**SHORT TASK:** Output every record below exactly as it appears.

**EXCERPTED DATA:**
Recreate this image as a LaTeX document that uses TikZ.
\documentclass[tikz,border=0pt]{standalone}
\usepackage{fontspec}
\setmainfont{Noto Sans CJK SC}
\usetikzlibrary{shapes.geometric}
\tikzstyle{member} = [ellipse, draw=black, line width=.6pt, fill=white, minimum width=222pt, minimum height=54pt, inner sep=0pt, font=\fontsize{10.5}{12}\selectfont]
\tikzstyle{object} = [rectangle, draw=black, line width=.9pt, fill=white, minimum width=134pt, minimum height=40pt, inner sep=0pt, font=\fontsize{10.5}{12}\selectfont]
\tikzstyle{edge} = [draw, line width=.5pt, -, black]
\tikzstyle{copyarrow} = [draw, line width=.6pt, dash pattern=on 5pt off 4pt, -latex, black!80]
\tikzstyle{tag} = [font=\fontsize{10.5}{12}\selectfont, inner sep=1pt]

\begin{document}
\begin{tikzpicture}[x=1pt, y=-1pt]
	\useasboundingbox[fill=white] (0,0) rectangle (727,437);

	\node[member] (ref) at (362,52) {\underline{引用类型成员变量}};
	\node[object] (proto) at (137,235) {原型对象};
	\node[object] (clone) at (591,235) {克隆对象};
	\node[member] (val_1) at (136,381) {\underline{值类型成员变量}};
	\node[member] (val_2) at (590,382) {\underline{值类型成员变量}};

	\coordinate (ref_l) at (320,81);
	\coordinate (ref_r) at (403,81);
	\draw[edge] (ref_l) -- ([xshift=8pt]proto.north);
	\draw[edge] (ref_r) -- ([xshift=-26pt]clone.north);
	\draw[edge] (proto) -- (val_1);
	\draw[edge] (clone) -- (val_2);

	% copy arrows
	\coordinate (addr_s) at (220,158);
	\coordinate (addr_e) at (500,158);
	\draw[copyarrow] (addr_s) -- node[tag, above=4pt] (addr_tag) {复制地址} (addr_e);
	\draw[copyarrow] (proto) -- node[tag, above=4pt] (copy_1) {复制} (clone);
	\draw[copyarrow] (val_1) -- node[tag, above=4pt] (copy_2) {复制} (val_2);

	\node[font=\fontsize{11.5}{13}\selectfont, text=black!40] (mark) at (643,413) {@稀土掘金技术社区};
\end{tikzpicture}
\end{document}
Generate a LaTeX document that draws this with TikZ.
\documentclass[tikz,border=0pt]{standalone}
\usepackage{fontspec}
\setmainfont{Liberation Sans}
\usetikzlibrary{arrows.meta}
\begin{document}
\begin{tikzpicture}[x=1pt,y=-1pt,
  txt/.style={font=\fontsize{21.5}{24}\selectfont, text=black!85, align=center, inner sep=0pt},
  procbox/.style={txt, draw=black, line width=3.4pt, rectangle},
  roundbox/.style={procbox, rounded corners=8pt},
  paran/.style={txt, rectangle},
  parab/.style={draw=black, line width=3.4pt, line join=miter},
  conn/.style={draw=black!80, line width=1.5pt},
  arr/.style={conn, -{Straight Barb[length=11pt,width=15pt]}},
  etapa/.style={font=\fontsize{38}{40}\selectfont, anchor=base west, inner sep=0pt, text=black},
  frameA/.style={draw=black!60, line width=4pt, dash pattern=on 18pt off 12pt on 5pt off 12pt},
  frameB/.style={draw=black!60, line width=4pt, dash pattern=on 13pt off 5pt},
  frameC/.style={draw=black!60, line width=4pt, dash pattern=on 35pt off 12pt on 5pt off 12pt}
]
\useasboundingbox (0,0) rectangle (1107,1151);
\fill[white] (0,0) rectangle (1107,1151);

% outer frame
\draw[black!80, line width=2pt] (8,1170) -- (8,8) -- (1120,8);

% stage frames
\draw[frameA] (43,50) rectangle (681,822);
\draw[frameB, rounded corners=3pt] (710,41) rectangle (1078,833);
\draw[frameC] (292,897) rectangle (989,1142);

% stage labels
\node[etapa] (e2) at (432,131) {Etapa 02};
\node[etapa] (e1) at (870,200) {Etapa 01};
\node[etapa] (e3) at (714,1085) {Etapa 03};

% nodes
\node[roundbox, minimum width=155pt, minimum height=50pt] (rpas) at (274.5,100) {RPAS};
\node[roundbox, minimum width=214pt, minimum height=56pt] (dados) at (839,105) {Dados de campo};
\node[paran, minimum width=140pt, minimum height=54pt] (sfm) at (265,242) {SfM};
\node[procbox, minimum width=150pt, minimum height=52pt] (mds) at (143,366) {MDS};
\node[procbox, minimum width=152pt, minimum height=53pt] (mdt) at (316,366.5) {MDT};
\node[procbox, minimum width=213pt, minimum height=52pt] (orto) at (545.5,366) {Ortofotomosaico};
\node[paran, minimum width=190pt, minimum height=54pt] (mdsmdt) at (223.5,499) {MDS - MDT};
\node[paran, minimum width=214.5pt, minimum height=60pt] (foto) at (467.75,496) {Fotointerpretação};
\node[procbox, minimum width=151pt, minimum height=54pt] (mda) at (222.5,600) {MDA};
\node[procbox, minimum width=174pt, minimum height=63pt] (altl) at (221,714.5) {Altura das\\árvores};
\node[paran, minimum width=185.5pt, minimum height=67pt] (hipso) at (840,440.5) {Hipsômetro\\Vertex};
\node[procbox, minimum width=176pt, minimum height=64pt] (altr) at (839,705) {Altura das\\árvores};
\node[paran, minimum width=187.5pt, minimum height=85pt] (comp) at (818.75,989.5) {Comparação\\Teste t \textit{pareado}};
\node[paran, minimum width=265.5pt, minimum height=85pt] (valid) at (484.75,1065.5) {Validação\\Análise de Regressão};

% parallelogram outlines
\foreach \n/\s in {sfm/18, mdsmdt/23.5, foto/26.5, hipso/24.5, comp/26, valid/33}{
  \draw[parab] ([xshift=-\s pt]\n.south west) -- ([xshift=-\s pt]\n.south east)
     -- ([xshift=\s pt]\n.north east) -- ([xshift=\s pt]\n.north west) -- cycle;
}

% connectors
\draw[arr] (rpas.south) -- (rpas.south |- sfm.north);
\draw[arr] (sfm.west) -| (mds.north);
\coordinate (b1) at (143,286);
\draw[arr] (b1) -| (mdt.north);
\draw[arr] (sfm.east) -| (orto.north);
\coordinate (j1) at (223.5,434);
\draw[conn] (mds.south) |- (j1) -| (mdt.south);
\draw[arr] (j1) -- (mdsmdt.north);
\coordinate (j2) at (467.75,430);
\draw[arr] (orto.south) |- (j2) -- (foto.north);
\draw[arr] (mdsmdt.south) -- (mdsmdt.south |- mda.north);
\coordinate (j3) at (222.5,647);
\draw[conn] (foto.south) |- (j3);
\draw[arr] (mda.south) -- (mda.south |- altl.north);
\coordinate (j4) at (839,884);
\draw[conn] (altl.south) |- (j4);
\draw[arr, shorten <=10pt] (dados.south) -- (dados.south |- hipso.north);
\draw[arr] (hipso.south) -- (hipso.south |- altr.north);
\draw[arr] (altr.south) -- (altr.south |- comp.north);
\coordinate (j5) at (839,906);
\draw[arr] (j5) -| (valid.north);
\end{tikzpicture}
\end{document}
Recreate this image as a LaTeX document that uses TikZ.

**SOLUTION:**
Recreate this image as a LaTeX document that uses TikZ.
\documentclass[tikz,border=0pt]{standalone}
\usepackage{fontspec}
\setmainfont{Noto Sans CJK SC}
\usetikzlibrary{shapes.geometric}
\tikzstyle{member} = [ellipse, draw=black, line width=.6pt, fill=white, minimum width=222pt, minimum height=54pt, inner sep=0pt, font=\fontsize{10.5}{12}\selectfont]
\tikzstyle{object} = [rectangle, draw=black, line width=.9pt, fill=white, minimum width=134pt, minimum height=40pt, inner sep=0pt, font=\fontsize{10.5}{12}\selectfont]
\tikzstyle{edge} = [draw, line width=.5pt, -, black]
\tikzstyle{copyarrow} = [draw, line width=.6pt, dash pattern=on 5pt off 4pt, -latex, black!80]
\tikzstyle{tag} = [font=\fontsize{10.5}{12}\selectfont, inner sep=1pt]

\begin{document}
\begin{tikzpicture}[x=1pt, y=-1pt]
	\useasboundingbox[fill=white] (0,0) rectangle (727,437);

	\node[member] (ref) at (362,52) {\underline{引用类型成员变量}};
	\node[object] (proto) at (137,235) {原型对象};
	\node[object] (clone) at (591,235) {克隆对象};
	\node[member] (val_1) at (136,381) {\underline{值类型成员变量}};
	\node[member] (val_2) at (590,382) {\underline{值类型成员变量}};

	\coordinate (ref_l) at (320,81);
	\coordinate (ref_r) at (403,81);
	\draw[edge] (ref_l) -- ([xshift=8pt]proto.north);
	\draw[edge] (ref_r) -- ([xshift=-26pt]clone.north);
	\draw[edge] (proto) -- (val_1);
	\draw[edge] (clone) -- (val_2);

	% copy arrows
	\coordinate (addr_s) at (220,158);
	\coordinate (addr_e) at (500,158);
	\draw[copyarrow] (addr_s) -- node[tag, above=4pt] (addr_tag) {复制地址} (addr_e);
	\draw[copyarrow] (proto) -- node[tag, above=4pt] (copy_1) {复制} (clone);
	\draw[copyarrow] (val_1) -- node[tag, above=4pt] (copy_2) {复制} (val_2);

	\node[font=\fontsize{11.5}{13}\selectfont, text=black!40] (mark) at (643,413) {@稀土掘金技术社区};
\end{tikzpicture}
\end{document}
Generate a LaTeX document that draws this with TikZ.
\documentclass[tikz,border=0pt]{standalone}
\usepackage{fontspec}
\setmainfont{Liberation Sans}
\usetikzlibrary{arrows.meta}
\begin{document}
\begin{tikzpicture}[x=1pt,y=-1pt,
  txt/.style={font=\fontsize{21.5}{24}\selectfont, text=black!85, align=center, inner sep=0pt},
  procbox/.style={txt, draw=black, line width=3.4pt, rectangle},
  roundbox/.style={procbox, rounded corners=8pt},
  paran/.style={txt, rectangle},
  parab/.style={draw=black, line width=3.4pt, line join=miter},
  conn/.style={draw=black!80, line width=1.5pt},
  arr/.style={conn, -{Straight Barb[length=11pt,width=15pt]}},
  etapa/.style={font=\fontsize{38}{40}\selectfont, anchor=base west, inner sep=0pt, text=black},
  frameA/.style={draw=black!60, line width=4pt, dash pattern=on 18pt off 12pt on 5pt off 12pt},
  frameB/.style={draw=black!60, line width=4pt, dash pattern=on 13pt off 5pt},
  frameC/.style={draw=black!60, line width=4pt, dash pattern=on 35pt off 12pt on 5pt off 12pt}
]
\useasboundingbox (0,0) rectangle (1107,1151);
\fill[white] (0,0) rectangle (1107,1151);

% outer frame
\draw[black!80, line width=2pt] (8,1170) -- (8,8) -- (1120,8);

% stage frames
\draw[frameA] (43,50) rectangle (681,822);
\draw[frameB, rounded corners=3pt] (710,41) rectangle (1078,833);
\draw[frameC] (292,897) rectangle (989,1142);

% stage labels
\node[etapa] (e2) at (432,131) {Etapa 02};
\node[etapa] (e1) at (870,200) {Etapa 01};
\node[etapa] (e3) at (714,1085) {Etapa 03};

% nodes
\node[roundbox, minimum width=155pt, minimum height=50pt] (rpas) at (274.5,100) {RPAS};
\node[roundbox, minimum width=214pt, minimum height=56pt] (dados) at (839,105) {Dados de campo};
\node[paran, minimum width=140pt, minimum height=54pt] (sfm) at (265,242) {SfM};
\node[procbox, minimum width=150pt, minimum height=52pt] (mds) at (143,366) {MDS};
\node[procbox, minimum width=152pt, minimum height=53pt] (mdt) at (316,366.5) {MDT};
\node[procbox, minimum width=213pt, minimum height=52pt] (orto) at (545.5,366) {Ortofotomosaico};
\node[paran, minimum width=190pt, minimum height=54pt] (mdsmdt) at (223.5,499) {MDS - MDT};
\node[paran, minimum width=214.5pt, minimum height=60pt] (foto) at (467.75,496) {Fotointerpretação};
\node[procbox, minimum width=151pt, minimum height=54pt] (mda) at (222.5,600) {MDA};
\node[procbox, minimum width=174pt, minimum height=63pt] (altl) at (221,714.5) {Altura das\\árvores};
\node[paran, minimum width=185.5pt, minimum height=67pt] (hipso) at (840,440.5) {Hipsômetro\\Vertex};
\node[procbox, minimum width=176pt, minimum height=64pt] (altr) at (839,705) {Altura das\\árvores};
\node[paran, minimum width=187.5pt, minimum height=85pt] (comp) at (818.75,989.5) {Comparação\\Teste t \textit{pareado}};
\node[paran, minimum width=265.5pt, minimum height=85pt] (valid) at (484.75,1065.5) {Validação\\Análise de Regressão};

% parallelogram outlines
\foreach \n/\s in {sfm/18, mdsmdt/23.5, foto/26.5, hipso/24.5, comp/26, valid/33}{
  \draw[parab] ([xshift=-\s pt]\n.south west) -- ([xshift=-\s pt]\n.south east)
     -- ([xshift=\s pt]\n.north east) -- ([xshift=\s pt]\n.north west) -- cycle;
}

% connectors
\draw[arr] (rpas.south) -- (rpas.south |- sfm.north);
\draw[arr] (sfm.west) -| (mds.north);
\coordinate (b1) at (143,286);
\draw[arr] (b1) -| (mdt.north);
\draw[arr] (sfm.east) -| (orto.north);
\coordinate (j1) at (223.5,434);
\draw[conn] (mds.south) |- (j1) -| (mdt.south);
\draw[arr] (j1) -- (mdsmdt.north);
\coordinate (j2) at (467.75,430);
\draw[arr] (orto.south) |- (j2) -- (foto.north);
\draw[arr] (mdsmdt.south) -- (mdsmdt.south |- mda.north);
\coordinate (j3) at (222.5,647);
\draw[conn] (foto.south) |- (j3);
\draw[arr] (mda.south) -- (mda.south |- altl.north);
\coordinate (j4) at (839,884);
\draw[conn] (altl.south) |- (j4);
\draw[arr, shorten <=10pt] (dados.south) -- (dados.south |- hipso.north);
\draw[arr] (hipso.south) -- (hipso.south |- altr.north);
\draw[arr] (altr.south) -- (altr.south |- comp.north);
\coordinate (j5) at (839,906);
\draw[arr] (j5) -| (valid.north);
\end{tikzpicture}
\end{document}
Recreate this image as a LaTeX document that uses TikZ.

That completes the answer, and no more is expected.